11 Questions to see if Libertarians are Hypocrites: A Response

This piece on Salon is an elongated diatribe, meant to skewer libertarianism. It skewers something, but all it really gets at is a strawman and/or the GOP, not libertarian political or economic philosophy. Nonetheless, I’m going to offer answers to the questions asked by the author, in the hopes that Salon and others will stop with these silly strawmen and actually engage in a real discussion of these issues.

Are unions, political parties, elections, and social movements like Occupy examples of “spontaneous order”—and if not, why not? Yes, they are. They are forms of voluntary association, which no consistent libertarian would oppose. When libertarians start to oppose unions, political parties, elections, and social movements is only the point at which they attempt to use force to further their cause, such as when a violent union determines to use force to keep workers from crossing the picket lines.

Is a libertarian willing to admit that production is the result of many forces, each of which should be recognized and rewarded? Yes. Libertarian philosophy recognizes that all members of a free trade both benefit and offer benefit to the other parties. Any and all parties involved in a voluntary exchange have the right to negotiate and do as they please in that process.

Is our libertarian willing to acknowledge that workers who bargain for their services, individually and collectively, are also employing market forces? Yes, yes they are. Libertarians are in favor of any and all voluntary association, any and all negotiation to get to that agreement, and any and all free market forces. The author offers this example to show how her strawman libertarian ruins everything: “But victims of illegal foreclosure are neither ‘freer’ nor ‘more prosperous’ after the government deregulation which led to their exploitation. What’s more, deregulation has led to a series of documented banker crimes that include stockholder fraud and investor fraud.” This example is in no way related to libertarian political or economic theory, as it deals with government subsidized central banking. As it turns out, when the government deregulates, it tends to abuse people. Who would have thought?

Is our libertarian willing to admit that a “free market” needs regulation? Absolutely not. The market itself needs no regulation, the only thing that needs regulation are those who steal through breaking the terms of the agreements they come to on the market.

Does our libertarian believe in democracy? If yes, explain what’s wrong with governments that regulate. No, libertarians do not believe in democracy. In the same way it’s not right for one man to assert his will over another man, it’s immoral for a majority of people to assert their collective will over another (or others) who do not agree with them.

Does our libertarian use wealth that wouldn’t exist without government in order to preach against the role of government? I answer this with a question of my own: What does the government produce? What does it have that it did not first take? The state makes nothing, all it does it take, and then redistribute in such a way as to appear that it has “produced” something that could have just as easily been made on the free market.

Does our libertarian reject any and all government protection for his intellectual property? There’s an ongoing debate in libertarian circles regarding intellectual property, but I would answer that intellectual property is a legitimate thing that ought to be defended, but not necessarily by a central government.
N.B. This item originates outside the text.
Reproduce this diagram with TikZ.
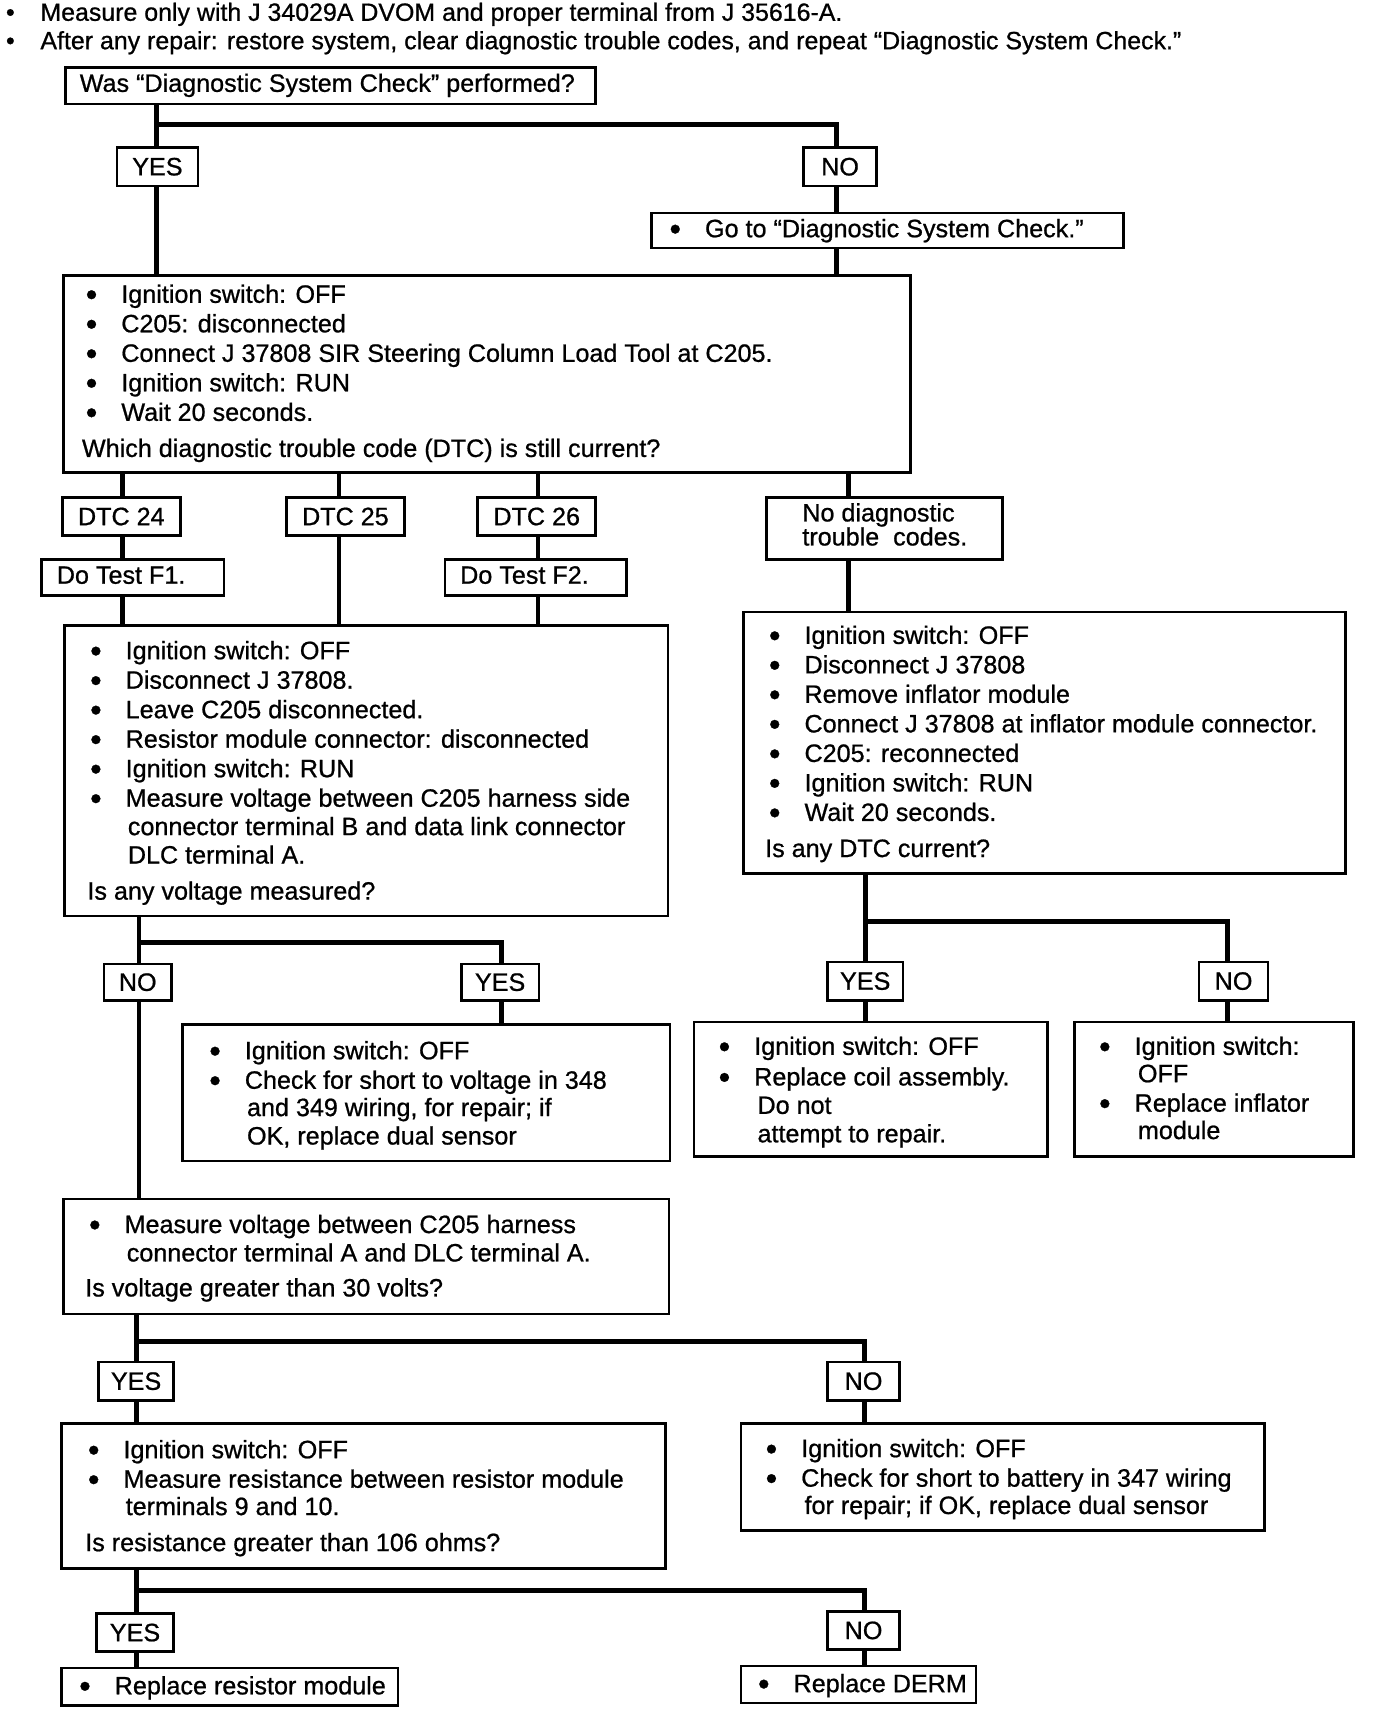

Does our libertarian recognize that democracy is a form of marketplace? No. Democracy is not a marketplace, or anything like it. Democracy is a group of people imposing their will on individuals who disagree with them by using the arm of the state. It is not a market in which agreements are voluntarily reached, it is two wolves and one sheep choosing what’s for dinner.

Does our libertarian recognize that large corporations are a threat to our freedoms? Of course, if by large corporations the author is referring to those corporations that are propped up by the state in a crony capitalist system, yes, they are a threat to freedoms. The beauty of a truly free market is that no monopolies would exist, in that every time a large company began to raise their prices too high, a new startup will come in and undercut them on price while providing a comparable service.

“The man who attempts to live for others is a dependent. He is a parasite in motive and makes parasites of those he serves.” -Ayn Rand Does he think that Rand was off the mark on this one, or does he agree that historical figures like King and Gandhi were “parasites”? The equation of Ayn Rand and libertarianism has to stop. Ayn Rand had an incredible understanding of economics and politics, but her moral objectivism was woefully off the mark, and should not be used to bash libertarianism as a whole.

If you believe in the free market, why weren’t you willing to accept as final the judgment against libertarianism rendered decades ago in the free and unfettered marketplace of ideas? Because the “free and unfettered marketplace of ideas” has been under state control for centuries. When the state has the power of education and propaganda in their hands, they’re able to do a very good job of making anything not the state look evil, demeaning, and unuseful, but libertarianism is anything but these things. If the state relinquished their (by force) monopoly on education, we would see a very different landscape in the arena of political thought.

There it is. Eleven questions, eleven answers. Clearly those asking the questions either misunderstand libertarian political, economic, and moral theory, or have determined to dishonestly skewer strawmen of their own making while labeling them as libertarian.